Emergence of chirality as the defining factor for the stability of intertwined knots is the most important corollary of our work. In this sense, the knots behave in a fundamentally different way from sliplinks [45], obviously bearing another degree of freedom that affects their interaction in a fundamental manner.

We analyzed the intertwined state by introducing two further order parameters, θ and ${\theta }_{\perp }$, which capture the relative orientation between the two knots. Mapping the free energy of the system onto them, we observed that two intertwined trefoils tend to have their loops one inside the other, and that this tendency increases with increasing bending energy. Furthermore, two trefoil knots of opposite chirality tend to be in a more planar configuration than two trefoils having the same chirality.

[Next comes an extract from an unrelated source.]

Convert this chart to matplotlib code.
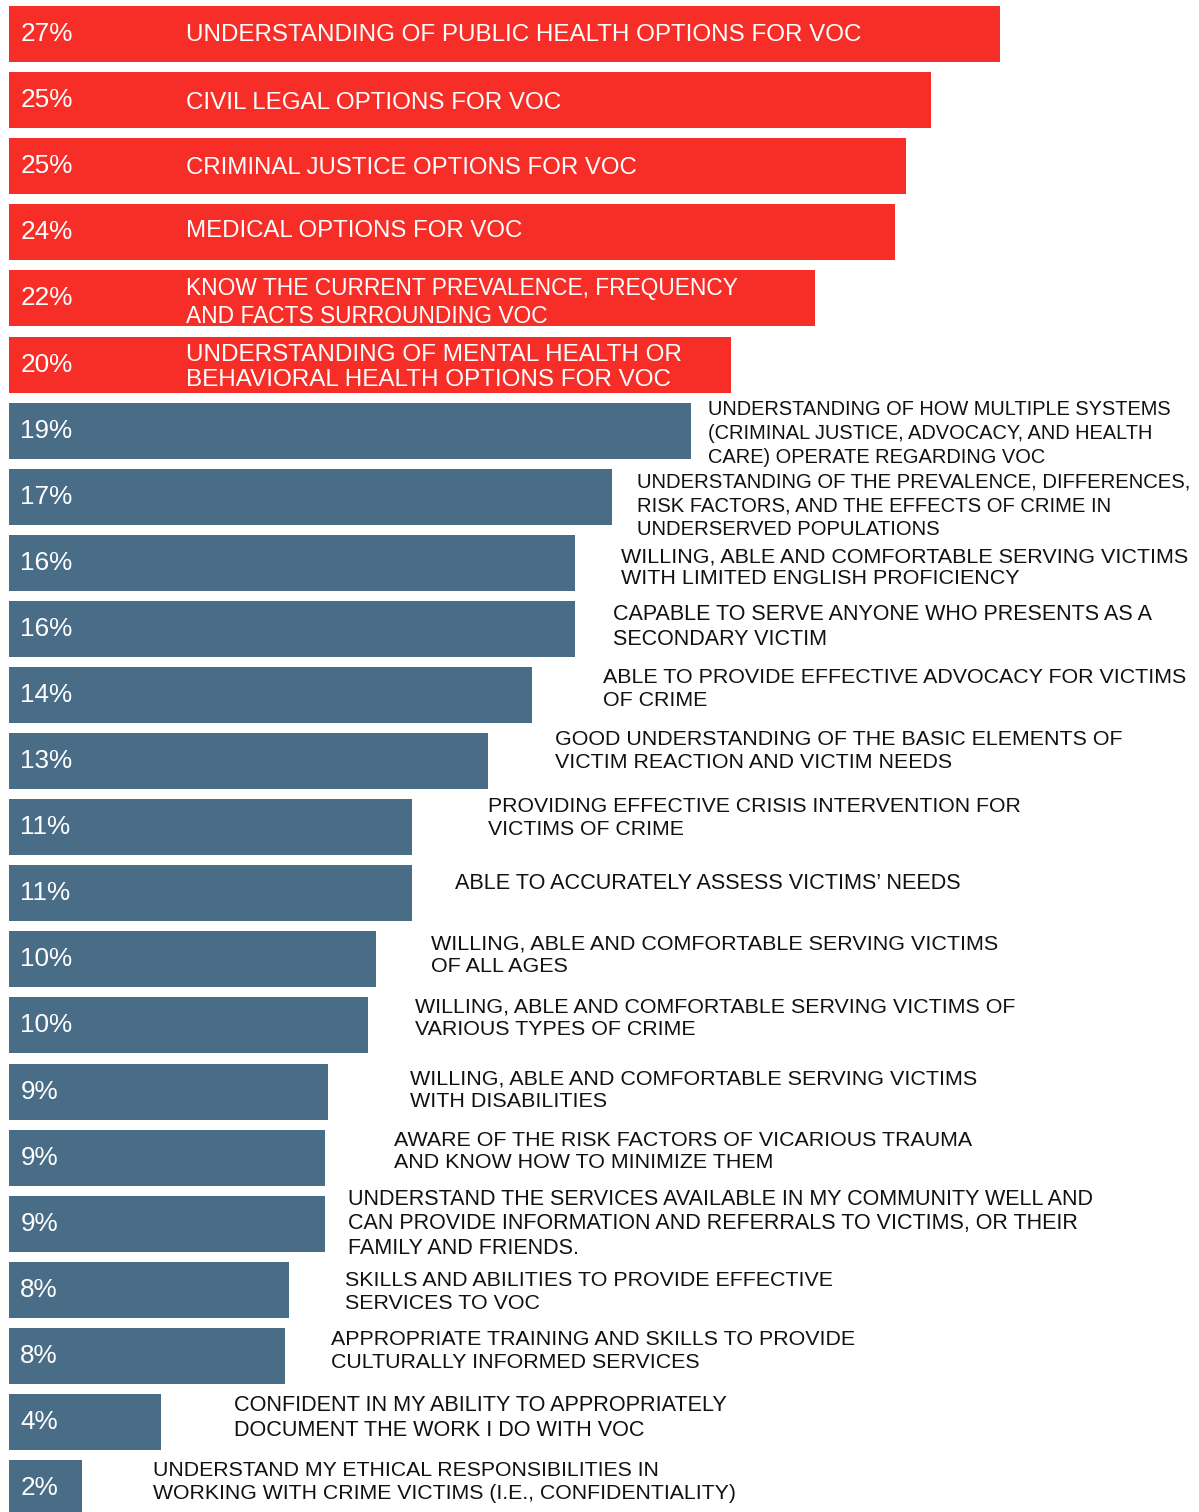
import matplotlib
matplotlib.use("Agg")
import matplotlib.pyplot as plt

# Share of respondents naming each competency area (%)
categories = [
    "UNDERSTANDING OF PUBLIC HEALTH OPTIONS FOR VOC",
    "CIVIL LEGAL OPTIONS FOR VOC",
    "CRIMINAL JUSTICE OPTIONS FOR VOC",
    "MEDICAL OPTIONS FOR VOC",
    "KNOW THE CURRENT PREVALENCE, FREQUENCY\nAND FACTS SURROUNDING VOC",
    "UNDERSTANDING OF MENTAL HEALTH OR\nBEHAVIORAL HEALTH OPTIONS FOR VOC",
    "UNDERSTANDING OF HOW MULTIPLE SYSTEMS\n(CRIMINAL JUSTICE, ADVOCACY, AND HEALTH\nCARE) OPERATE REGARDING VOC",
    "UNDERSTANDING OF THE PREVALENCE, DIFFERENCES,\nRISK FACTORS, AND THE EFFECTS OF CRIME IN\nUNDERSERVED POPULATIONS",
    "WILLING, ABLE AND COMFORTABLE SERVING VICTIMS\nWITH LIMITED ENGLISH PROFICIENCY",
    "CAPABLE TO SERVE ANYONE WHO PRESENTS AS A\nSECONDARY VICTIM",
    "ABLE TO PROVIDE EFFECTIVE ADVOCACY FOR VICTIMS\nOF CRIME",
    "GOOD UNDERSTANDING OF THE BASIC ELEMENTS OF\nVICTIM REACTION AND VICTIM NEEDS",
    "PROVIDING EFFECTIVE CRISIS INTERVENTION FOR\nVICTIMS OF CRIME",
    "ABLE TO ACCURATELY ASSESS VICTIMS\u2019 NEEDS",
    "WILLING, ABLE AND COMFORTABLE SERVING VICTIMS\nOF ALL AGES",
    "WILLING, ABLE AND COMFORTABLE SERVING VICTIMS OF\nVARIOUS TYPES OF CRIME",
    "WILLING, ABLE AND COMFORTABLE SERVING VICTIMS\nWITH DISABILITIES",
    "AWARE OF THE RISK FACTORS OF VICARIOUS TRAUMA\nAND KNOW HOW TO MINIMIZE THEM",
    "UNDERSTAND THE SERVICES AVAILABLE IN MY COMMUNITY WELL AND\nCAN PROVIDE INFORMATION AND REFERRALS TO VICTIMS, OR THEIR\nFAMILY AND FRIENDS.",
    "SKILLS AND ABILITIES TO PROVIDE EFFECTIVE\nSERVICES TO VOC",
    "APPROPRIATE TRAINING AND SKILLS TO PROVIDE\nCULTURALLY INFORMED SERVICES",
    "CONFIDENT IN MY ABILITY TO APPROPRIATELY\nDOCUMENT THE WORK I DO WITH VOC",
    "UNDERSTAND MY ETHICAL RESPONSIBILITIES IN\nWORKING WITH CRIME VICTIMS (I.E., CONFIDENTIALITY)",
]
values = [27.3, 25.4, 24.7, 24.4, 22.2, 19.9, 18.8, 16.6, 15.6, 15.6, 14.4,
          13.2, 11.1, 11.1, 10.1, 9.9, 8.8, 8.7, 8.7, 7.7, 7.6, 4.2, 2.0]
top_tier = 6  # leading items shown in red with the label inside the bar

# Label box layout (pixels): text block width, left edge, vertical nudge (down)
inside_width_px = [674, 374, 451, 336, 552, 496]
inside_dy_px = [0, 2, 1, -2, 3, 2]
outside_width_px = [466, 556, 567, 542, 585, 567, 536, 507, 567, 602, 568, 580,
                    748, 489, 525, 494, 585]
outside_left_px = [708, 637, 621, 613, 603, 555, 488, 455, 431, 415, 410, 394,
                   348, 345, 331, 234, 153]
outside_dy_px = [3, 9, 5, -2, -6, -10, -9, -10, -4, -7, -1, -6, 0, 2, -5, -4, -6]

RED = "#F72E28"
BLUE = "#4A6D87"
FONT = "Liberation Sans"

W, H, DPI = 1199, 1512, 100
fig = plt.figure(figsize=(W / DPI, H / DPI), dpi=DPI)
ax = fig.add_axes([0, 0, 1, 1])

px_per_pct = 36.3
x0_px = 9
pitch_px = 66.1
first_center_px = 34
ax.set_xlim(-x0_px / px_per_pct, (W - x0_px) / px_per_pct)
ax.set_ylim((H - first_center_px) / pitch_px, -first_center_px / pitch_px)
ax.axis("off")

n = len(values)
ypos = list(range(n))
colors = [RED if i < top_tier else BLUE for i in range(n)]
ax.barh(ypos, values, height=56 / pitch_px, color=colors, left=0, linewidth=0)

for i, v in enumerate(values):
    ax.text(0.31, i, f"{v:.0f}%", color="white", fontsize=18.8, family=FONT,
            ha="left", va="center")

labels = []  # (artist, target width px, line pitch px)
for i in range(top_tier):
    t = ax.annotate(categories[i], xy=(186, i), xycoords=("figure pixels", "data"),
                    xytext=(0, -1 - inside_dy_px[i]), textcoords="offset pixels",
                    color="white", fontsize=17, family=FONT, ha="left",
                    va="center")
    labels.append((t, inside_width_px[i], 27.5))

for k, i in enumerate(range(top_tier, n)):
    t = ax.annotate(categories[i], xy=(outside_left_px[k], i),
                    xycoords=("figure pixels", "data"),
                    xytext=(0, -outside_dy_px[k]), textcoords="offset pixels",
                    color="#111111", fontsize=16, family=FONT, ha="left",
                    va="center")
    labels.append((t, outside_width_px[k], 24.5))

# Size each label so its longest line spans its box, then set the line pitch
renderer = fig.canvas.get_renderer()
for t, width_px, pitch in labels:
    fs = t.get_fontsize()
    w = t.get_window_extent(renderer).width
    fs = fs * width_px / w
    t.set_fontsize(fs)
    t.set_linespacing(pitch / (0.934 * fs * DPI / 72))

fig.savefig("out.png", dpi=DPI)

Finally, we identified the mechanistic basis for the chiral effect in the intertwined state by observing that the braids of two torus knots of opposite chirality have different alignment with respect to the tensioned rope on which they are tied. Because of this, two knots of opposite chirality can form an intertwined state in which their braids are aligned without introducing any additional bending in the chain, since they are the specular image of one another. The same cannot happen for two knots of the same chirality, which can only be connected with their braids lying on the same plane by introducing a node in the curvature of the segments connecting the braids, thus increasing the bending energy.